The rise of interracial marriage — and its approval rating
Here's one of the biggest statistical changes in American opinion: Approval of interracial marriage in the U.S. is at a new high of 94%, according to Gallup polling.
Why it matters: When Gallup first asked the question in 1958, just 4% of Americans approved of interracial couples.
That approval rating is sky-high no matter how you slice the data.
- Age: 98% of 18- to 29-year-olds approve; 97%, 30–49; 91%, 50+
- Race: 96% of non-white Americans; 93%, white
- Region: 94%, East; 93%, Midwest; 93%, South; 97%, West
The prevalence of intermarriage has also increased.
- Back in 1967, just 3% of married couples were interracial. Now it's 20%, according to Pew Research Center.
The big picture: There are many reasons contributing to the rise of interracial dating and marriages in the U.S., The Guardian reports:
- Acceptance of interracial couples has steadily grown — though unique challenges and stressors for these couples still exist. Many interracial couples in the U.S. are feeling anxiety, "with heated public debate on issues involving racial justice, immigration, and even direct attacks on minority groups," CBS News "Sunday Morning" reported.

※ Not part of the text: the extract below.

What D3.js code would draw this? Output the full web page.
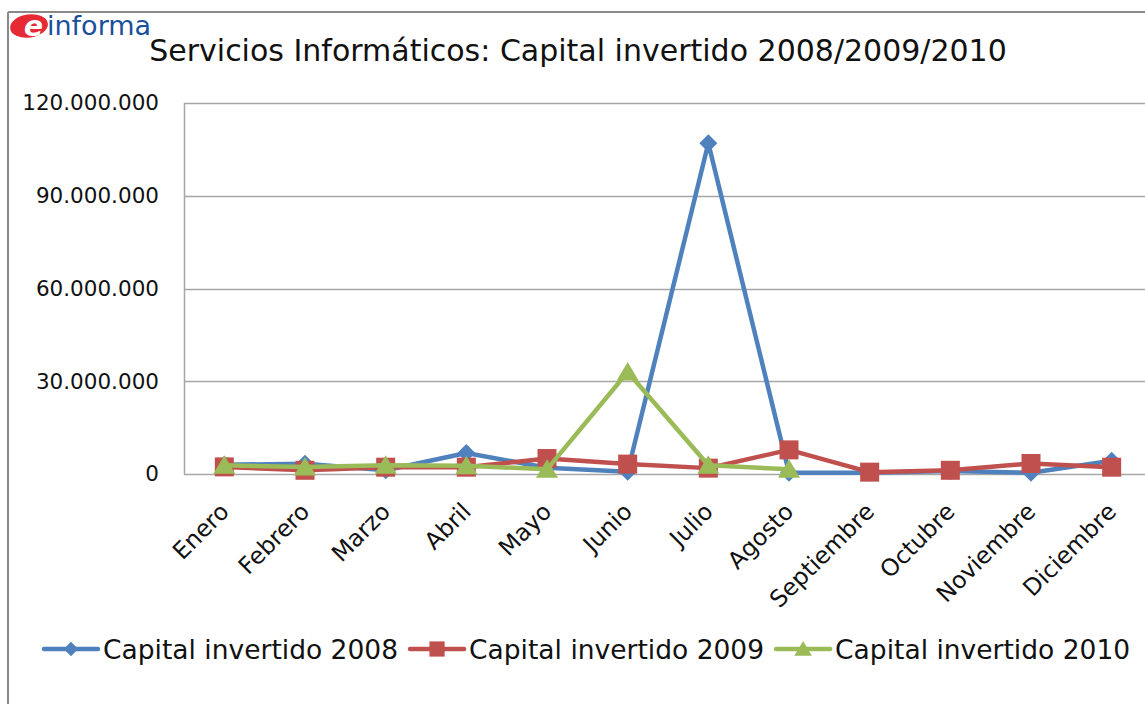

- America is increasingly diverse — and is projected to have a majority minority population by 2045, increasing the diversity of potential romantic partners.
- Younger Americans are more educated than ever. There's a higher rate of interracial marriage among those with more education, studies show.
The bottom line: 55 years after the legalization of interracial marriage, Americans nearly unanimously approve of love across races.